Uroczystej sumie odpustowej przewodniczył bp Marian Rojek, biskup diecezjalny zamojsko-lubaczowski, który przez wiele lat pełnił posługę biskupa pomocniczego w Archidiecezji Przemyskiej.
– Życiorys św. Mateusza jest nam bardziej lub mniej znany, ale wiemy kto to jest. Dzisiaj jesteśmy zaskoczeni ty, że Pan Jezus przychodzi do tego człowieka i ze go wzywa. Dlaczego? Czy to był jakiś szczególny człowiek, któremu Jezus zaproponował, żeby za nim poszedł i został apostołem? Mateusz, tak jak każdy z nas, doświadczony różnymi sprawami, zapatrzony w to co miał przy sobie, ale zaskoczony tym wezwaniem Pana zostawia wszystko i chętnie za nim idzie. I dzisiaj, w ten odpustowy dzień, Pan Jezus przychodzi do naszej wspólnoty, do każdego z nas i na nowo ponawia swoją miłość i swoją propozycję: „Chodź za mną” – mówił bp Marian Rojek we wstępie do Mszy Świętej.

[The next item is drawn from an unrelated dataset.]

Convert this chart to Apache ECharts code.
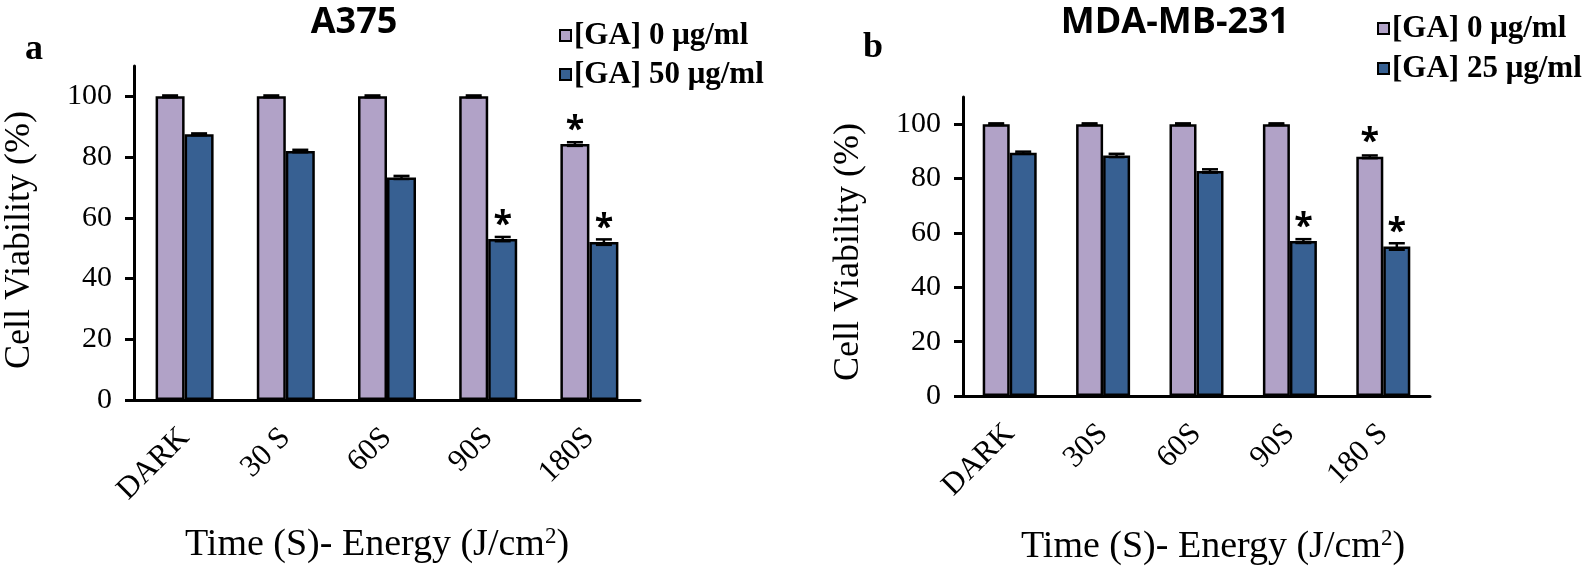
<!DOCTYPE html>
<html>
<head>
<meta charset="utf-8">
<script src="https://cdn.jsdelivr.net/npm/echarts@6/dist/echarts.min.js"></script>
<style>
html,body{margin:0;padding:0;background:#fff;}
#c{width:1594px;height:570px;}
</style>
</head>
<body>
<div id="c"></div>
<script>
// ---------- data ----------
const categoriesA = ['DARK', '30 S', '60S', '90S', '180S'];
const categoriesB = ['DARK', '30S', '60S', '90S', '180 S'];
const yTicks = [0, 20, 40, 60, 80, 100];

const nameA0 = '[GA] 0 μg/ml';
const nameA50 = '[GA] 50 μg/ml';
const nameB0 = '[GA] 0 μg/ml';
const nameB25 = '[GA] 25 μg/ml';

const a0 = [100, 100, 100, 100, 84.3];
const a50 = [87.5, 82.0, 73.3, 53.0, 52.0];
const a0Err = [0.3, 0.3, 0.3, 0.3, 0.6];
const a50Err = [0.3, 0.4, 0.5, 0.7, 0.9];
const sigA0 = [0, 0, 0, 0, 1];
const sigA50 = [0, 0, 0, 1, 1];

const b0 = [100, 100, 100, 100, 88.0];
const b25 = [89.5, 88.5, 82.8, 57.0, 55.0];
const b0Err = [0.3, 0.3, 0.3, 0.3, 0.5];
const b25Err = [0.4, 0.6, 0.6, 0.7, 1.2];
const sigB0 = [0, 0, 0, 0, 1];
const sigB25 = [0, 0, 0, 1, 1];

// ---------- style ----------
const SERIF = '"Liberation Serif", "Times New Roman", serif';
const SANS = '"Open Sans", sans-serif';
const PURPLE = '#B1A2C7';
const BLUE = '#376092';

const chart = echarts.init(document.getElementById('c'), null, {renderer: 'canvas'});

function xAxisCfg(cats, gi) {
  return {
    type: 'category', gridIndex: gi, data: cats,
    axisLine: {lineStyle: {color: '#000', width: 3}},
    axisTick: {alignWithLabel: true, length: 9, lineStyle: {color: '#000', width: 3}},
    axisLabel: {
      rotate: 45, margin: 33, color: '#000', fontFamily: SERIF, fontSize: 31,
      align: 'right', interval: 0
    },
    splitLine: {show: false}
  };
}
function yAxisCfg(gi) {
  return {
    type: 'value', gridIndex: gi, min: 0, max: 110, interval: 20,
    axisLine: {show: true, lineStyle: {color: '#000', width: 3}},
    axisTick: {show: true, length: 9, lineStyle: {color: '#000', width: 3}, customValues: yTicks},
    axisLabel: {color: '#000', fontFamily: SERIF, fontSize: 30, margin: 22, customValues: yTicks},
    splitLine: {show: false}
  };
}
function barSeries(name, data, sig, color, gi, bw) {
  return {
    type: 'bar', name: name, xAxisIndex: gi, yAxisIndex: gi,
    data: data, barWidth: bw, barGap: '0%',
    itemStyle: {color: color, borderColor: '#000', borderWidth: 2.5},
    label: {
      show: true, position: 'top', distance: -3,
      formatter: p => sig[p.dataIndex] ? '*' : '',
      color: '#000', fontFamily: SANS, fontWeight: 'bold', fontSize: 34
    },
    emphasis: {disabled: true}
  };
}
function errSeries(vals, errs, gi, side, bw) {
  return {
    type: 'custom', xAxisIndex: gi, yAxisIndex: gi, z: 4, silent: true,
    data: vals.map((v, i) => [i, v, errs[i]]),
    renderItem: function (params, api) {
      const i = api.value(0), v = api.value(1), e = api.value(2);
      const t = api.coord([i, v + e]);
      const b = api.coord([i, v - e]);
      const x = t[0] + side * bw / 2;
      const hw = 8;
      const st = {stroke: '#000', lineWidth: 2.5};
      return {type: 'group', children: [
        {type: 'line', shape: {x1: x, y1: t[1], x2: x, y2: b[1]}, style: st},
        {type: 'line', shape: {x1: x - hw, y1: t[1], x2: x + hw, y2: t[1]}, style: st},
        {type: 'line', shape: {x1: x - hw, y1: b[1], x2: x + hw, y2: b[1]}, style: st}
      ]};
    }
  };
}
function legendCfg(names, left, top, gap) {
  return {
    data: names, orient: 'vertical', left: left, top: top, itemGap: gap, padding: 0,
    icon: 'rect', itemWidth: 11, itemHeight: 11,
    itemStyle: {borderColor: '#000', borderWidth: 2},
    textStyle: {color: '#000', fontFamily: SERIF, fontWeight: 'bold', fontSize: 31, padding: [0, 0, 0, -2]},
    selectedMode: false
  };
}
const xNameRich = {
  fontFamily: SERIF, fontSize: 38, fill: '#000',
  rich: {sup: {fontFamily: SERIF, fontSize: 23, verticalAlign: 'top', padding: [0, 0, 16, 0], fill: '#000'}}
};

const option = {
  animation: false,
  backgroundColor: '#fff',
  grid: [
    {left: 134, top: 66, width: 506, height: 334},
    {left: 963, top: 97, width: 467, height: 299}
  ],
  xAxis: [xAxisCfg(categoriesA, 0), xAxisCfg(categoriesB, 1)],
  yAxis: [yAxisCfg(0), yAxisCfg(1)],
  legend: [
    legendCfg([nameA0, nameA50], 559, 20, 8),
    legendCfg([nameB0, nameB25], 1377, 13, 9)
  ],
  series: [
    barSeries(nameA0, a0, sigA0, PURPLE, 0, 29),
    barSeries(nameA50, a50, sigA50, BLUE, 0, 29),
    barSeries(nameB0, b0, sigB0, PURPLE, 1, 27),
    barSeries(nameB25, b25, sigB25, BLUE, 1, 27),
    errSeries(a0, a0Err, 0, -1, 29),
    errSeries(a50, a50Err, 0, 1, 29),
    errSeries(b0, b0Err, 1, -1, 27),
    errSeries(b25, b25Err, 1, 1, 27)
  ],
  graphic: [
    {type: 'text', x: 354, y: 23, style: {text: 'A375', fontFamily: SANS, fontWeight: 'bold', fontSize: 36, fill: '#000', align: 'center', verticalAlign: 'middle'}},
    {type: 'text', x: 1175, y: 23, style: {text: 'MDA-MB-231', fontFamily: SANS, fontWeight: 'bold', fontSize: 36, fill: '#000', align: 'center', verticalAlign: 'middle'}},
    {type: 'text', x: 34, y: 50, style: {text: 'a', fontFamily: SERIF, fontWeight: 'bold', fontSize: 36, fill: '#000', align: 'center', verticalAlign: 'middle'}},
    {type: 'text', x: 873, y: 48, style: {text: 'b', fontFamily: SERIF, fontWeight: 'bold', fontSize: 36, fill: '#000', align: 'center', verticalAlign: 'middle'}},
    {type: 'text', x: 20, y: 240, rotation: Math.PI / 2, style: {text: 'Cell Viability (%)', fontFamily: SERIF, fontSize: 36, fill: '#000', align: 'center', verticalAlign: 'middle'}},
    {type: 'text', x: 849, y: 252, rotation: Math.PI / 2, style: {text: 'Cell Viability (%)', fontFamily: SERIF, fontSize: 36, fill: '#000', align: 'center', verticalAlign: 'middle'}},
    {type: 'text', x: 377, y: 545, style: Object.assign({text: 'Time (S)- Energy (J/cm{sup|2})', align: 'center', verticalAlign: 'middle'}, xNameRich)},
    {type: 'text', x: 1213, y: 547, style: Object.assign({text: 'Time (S)- Energy (J/cm{sup|2})', align: 'center', verticalAlign: 'middle'}, xNameRich)}
  ]
};
chart.setOption(option);
</script>
</body>
</html>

W wygłoszonej homilii, na przykładzie powołania celnika Mateusza, ukazał parafianom z Gniewczyny Łańcuckiej, że w oczach Boga wszyscy jesteśmy równi: – Skoro Pan Jezus zaprosił do swojej łaski także celnika, to znaczy, że każdy z nas ma tak samo przystęp do Chrystusa. Nawet taki co sam uważa siebie za wykluczonego ze społeczności wiernych, może też i taki, któremu bliźni nie dają już żadnych szans na odbudowę jego człowieczeństwa – on ma zawsze swoją szansę u Jezusa Chrystusa. Przed obliczem Pana Jezusa nikt z nas nie jest ani przekreślony, ani też nie jest specjalnie uprzywilejowany. Wszyscy okazujemy się równi, bez żadnego wyjątku, bo wszyscy potrzebujemy takiej samej łaski miłosierdzia jaką Pan Jezus rozdaje.
Uroczystą sumę odpustową zakończyło wystawienie Najświętszego Sakramentu oraz procesja eucharystyczna wokół świątyni.